59.4. In case the deceased was self-employed or on a fixed salary, an addition of 40% of the established income should be the warrant where the deceased was below the age of 40 years. An addition of 25% where the deceased was between the age of 40 to 50 years and 10% where the deceased was between the age of 50 to 60 years should be regarded as the necessary method of computation. The established income means the income minus the tax component.”

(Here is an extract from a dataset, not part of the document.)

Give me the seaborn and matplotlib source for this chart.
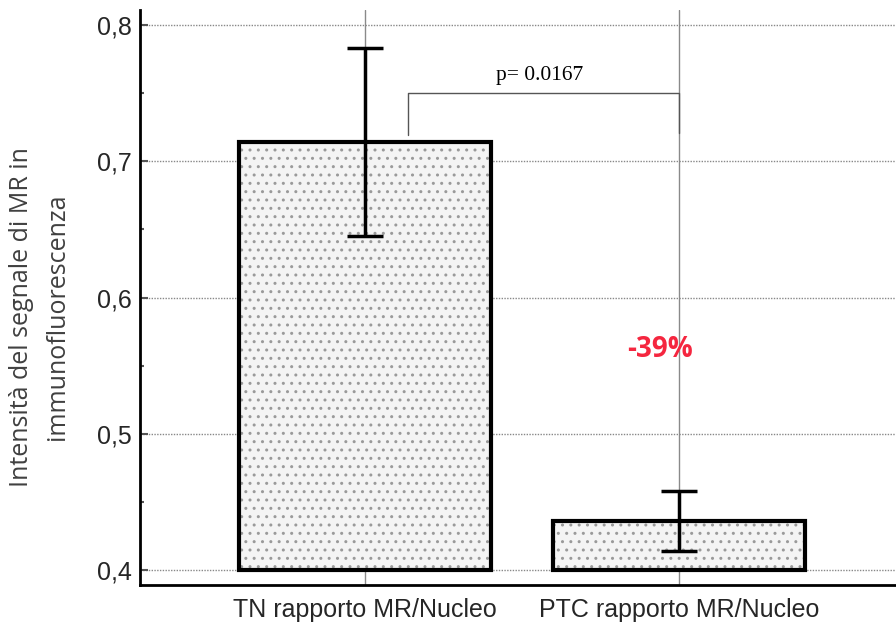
import numpy as np
import pandas as pd
import seaborn as sns
import matplotlib.pyplot as plt

# data
categories = ["TN rapporto MR/Nucleo", "PTC rapporto MR/Nucleo"]
means = [0.714, 0.436]
errors = [0.069, 0.022]
base = 0.4
ytick_vals = [0.4, 0.5, 0.6, 0.7, 0.8]
ytick_labels = ["0,4", "0,5", "0,6", "0,7", "0,8"]
p_label = "p= 0.0167"
diff_label = "-39%"

df = pd.DataFrame({"group": categories, "value": means})

sns.set_theme(style="white")
plt.rcParams['font.family'] = ['Liberation Sans', 'DejaVu Sans']

fig = plt.figure(figsize=(8.96, 6.3), dpi=100)
ax = fig.add_axes([140 / 896, 45 / 630, 1 - 140 / 896, 575 / 630])

# dotted texture layer
sns.barplot(data=df, x="group", y="value", errorbar=None, width=0.8,
            color="#f4f4f4", edgecolor="#9a9a9a", linewidth=0, hatch="..",
            ax=ax)
# outline layer
sns.barplot(data=df, x="group", y="value", errorbar=None, width=0.8,
            fill=False, edgecolor="black", linewidth=3, ax=ax)

# bars start at 0.4 like in the reference
for patch in ax.patches:
    top = patch.get_y() + patch.get_height()
    patch.set_y(base)
    patch.set_height(top - base)

# grid behind the bars (after seaborn, which switches the categorical grid off)
ax.set_axisbelow(True)
ax.yaxis.grid(True, color="#888888", linestyle=(0, (1, 1)), linewidth=1)
ax.xaxis.grid(True, color="#8a8a8a", linestyle="-", linewidth=1)

ax.errorbar(range(len(means)), means, yerr=errors, fmt="none",
            ecolor="black", elinewidth=2.5, capsize=13, capthick=2.5, zorder=5)

ax.set_ylim(0.389, 0.811)
ax.set_xlim(-0.7166, 1.691)
ax.set_yticks(ytick_vals, ytick_labels, fontsize=18)
ax.set_yticks(np.arange(0.45, 0.8, 0.1), minor=True)
ax.tick_params(axis="y", which="major", direction="in", length=6, width=1.5,
               color="#555555", left=True, pad=6)
ax.tick_params(axis="y", which="minor", direction="in", length=3, width=1.5,
               color="#555555", left=True)
ax.tick_params(axis="x", length=0, labelsize=18, pad=9)
ax.set_xlabel("")
ax.set_ylabel("Intensità del segnale di MR in\nimmunofluorescenza",
              fontsize=18, color="#404040", family=["Open Sans", "DejaVu Sans"],
              linespacing=1.55)
ax.yaxis.set_label_coords(-0.093, 0.466)

for side in ["top", "right"]:
    ax.spines[side].set_visible(False)
for side in ["left", "bottom"]:
    ax.spines[side].set_color("black")
    ax.spines[side].set_linewidth(2)

# significance bracket
ax.plot([0.137, 0.137, 1.0, 1.0], [0.7195, 0.75, 0.75, 0.7205],
        color="#555555", linewidth=1, zorder=4)
ax.text(0.557, 0.763, p_label, ha="center", va="center", fontsize=15.5,
        family=["Liberation Serif", "DejaVu Serif"], color="black")
ax.text(0.94, 0.5615, diff_label, ha="center", va="center", fontsize=20,
        fontweight="bold", color="#f5263f", family=["Open Sans", "DejaVu Sans"])

fig.savefig("out.png", dpi=100)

15. If 50% is so added to future prospects, the compensation would work out as follows:-
CHART
16. Therefore in the result the appeal is allowed and the judgment of the High Court of Karnataka in MFA No.6184 of 2013 (MV) dated 05.06.2015 is modified granting, to the appellants a total compensation of Rs.50,89,960/-. The same shall be payable with interest @ 9% per annum from the date of petition. Since appellant nos. 2 and 3 are minors, they are held entitled to a share of 25% each and the said amounts shall be deposited in any nationalized bank of the choice of the 1st appellant. The 1st appellant will be at liberty to withdraw the interest periodically. The amounts already paid/deposited by the Insurance Company shall be adjusted as against the above. No costs.